7. We have heard the learned Additional Attorney General for the appellants and the
learned advocate for the writ petitioner-respondent at length.
8. Section 180 of the Customs Act. 1969. runs as follows: ” 180. Issue of show-cause notice before confiscation of goods or imposition of penalty,- No order under this Act shall be passed for the confiscation of any goods or for imposition of any penalty on any
person, unless the owner of the goods, if any, or such person (a) is informed in writing (or if the person concerned consents in writing orally) of the grounds on which it is proposed to confiscate the goods of the impose the penalty; (b)is given an opportunity of making a representation in writing (or if the person concerned indicates in writing his preference for it orally) within such reasonable time as the appropriate officer may specify, against the proposed action; and (c) is given a reasonable opportunity of being heard personally or through a counsel or duly authorised agent.” (Proviso is omitted as not necessary.)

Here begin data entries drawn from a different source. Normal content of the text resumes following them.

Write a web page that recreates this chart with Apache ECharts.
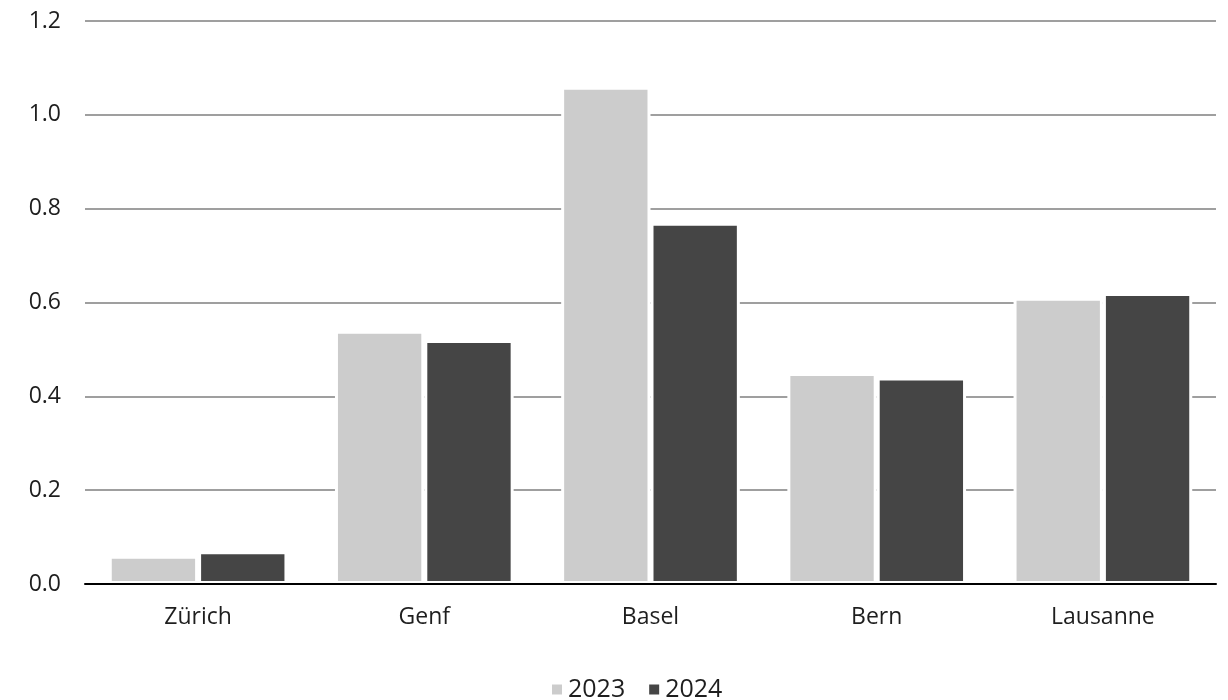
<!DOCTYPE html>
<html>
<head>
<meta charset="utf-8">
<script src="https://cdn.jsdelivr.net/npm/echarts@6/dist/echarts.min.js"></script>
<style>
  html, body { margin: 0; padding: 0; background: #ffffff; }
  #chart { width: 1228px; height: 700px; }
</style>
</head>
<body>
<div id="chart"></div>
<script>
// Cities on the x axis
const cities = ['Zürich', 'Genf', 'Basel', 'Bern', 'Lausanne'];
// Values per year
const values2023 = [0.06, 0.54, 1.06, 0.45, 0.61];
const values2024 = [0.07, 0.52, 0.77, 0.44, 0.62];
const seriesNames = ['2023', '2024'];

const FONT = '"Open Sans", "Noto Sans", sans-serif';

const chart = echarts.init(document.getElementById('chart'), null, { renderer: 'canvas' });

chart.setOption({
  animation: false,
  backgroundColor: '#ffffff',
  textStyle: { fontFamily: FONT },
  grid: { left: 85, right: 12, top: 21, bottom: 116, containLabel: false },
  legend: {
    top: 672,
    left: 545,
    itemWidth: 12,
    itemHeight: 12,
    itemGap: 22,
    icon: 'rect',
    textStyle: { fontFamily: FONT, fontSize: 25, color: '#1e1e1e', padding: [0, 0, 0, 0] },
    data: seriesNames
  },
  xAxis: {
    type: 'category',
    data: cities,
    z: 5,
    axisLine: { show: true, lineStyle: { color: '#000000', width: 2 } },
    axisTick: { show: false },
    axisLabel: { fontFamily: FONT, fontSize: 23, color: '#1e1e1e', margin: 22 }
  },
  yAxis: {
    type: 'value',
    min: 0,
    max: 1.2,
    interval: 0.2,
    axisLine: { show: false },
    axisTick: { show: false },
    axisLabel: {
      fontFamily: FONT, fontSize: 23, color: '#1e1e1e', margin: 24,
      formatter: v => v.toFixed(1)
    },
    splitLine: { show: true, lineStyle: { color: '#7f7f7f', width: 1.5 } }
  },
  series: [
    {
      name: seriesNames[0],
      type: 'bar',
      data: values2023,
      barGap: '0%',
      barCategoryGap: '21%',
      itemStyle: { color: '#cccccc', borderColor: '#ffffff', borderWidth: 3 }
    },
    {
      name: seriesNames[1],
      type: 'bar',
      data: values2024,
      itemStyle: { color: '#454545', borderColor: '#ffffff', borderWidth: 3 }
    }
  ]
});
</script>
</body>
</html>
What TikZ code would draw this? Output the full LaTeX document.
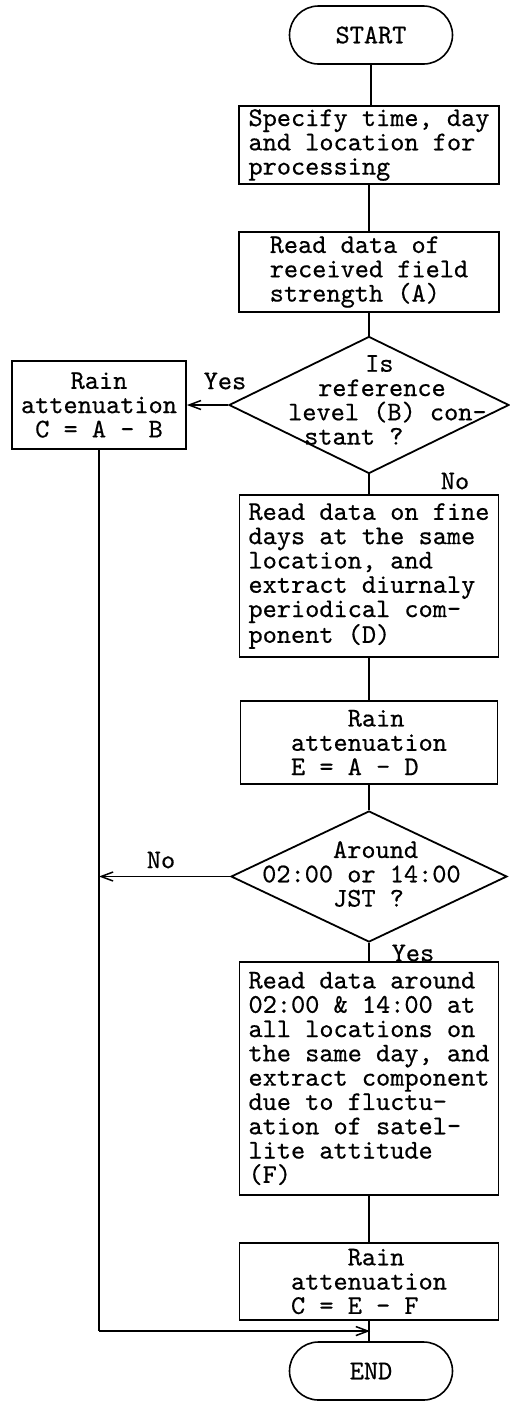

9. A plain reading of the quoted section is sufficient to hold that only that person is entitled to get a show cause notice from whose custody the good in question is seized But in the insta.it case the goods were seized from an abandoned truck and therefore the order of confiscating the goods in the absence of the show cause notice under the section could not make the order of confiscation as illegal.
10. The issue as to whether the seized goods were the same goods as were sold in auction
and further as to whether the goods were seized at a place near the Sundarban Hotel or
at a place near the graveyard in Swamibagh are all disputed questions of fact. We find that the High Court Division decided the issues in a slip shod manner while ignoring the intra vires finding of the Tribunal. Learned advocates for both the parties have led us into each and every annexures to the writ petition regarding the case of the writ petitioner that the seized goods were the same goods which were auction sold and that the writ petitioner purchased those goods. But we find that those annexures are not sufficient to come to a definite conclusion in favour of the writ petitioner so as to declare the impugned finding of the Tribunal as erroneous or perverse. We hold that the two grounds upon which the High Court Division made the Rule absolute can not be maintained.
11. In the result, this appeal is allowed without costs. The judgment and order dated
27.7.2000 passed by the High Court Division in Writ Petition No. 2885 of 2000 are set aside and the Rule issued in the said Writ Petition stands discharged.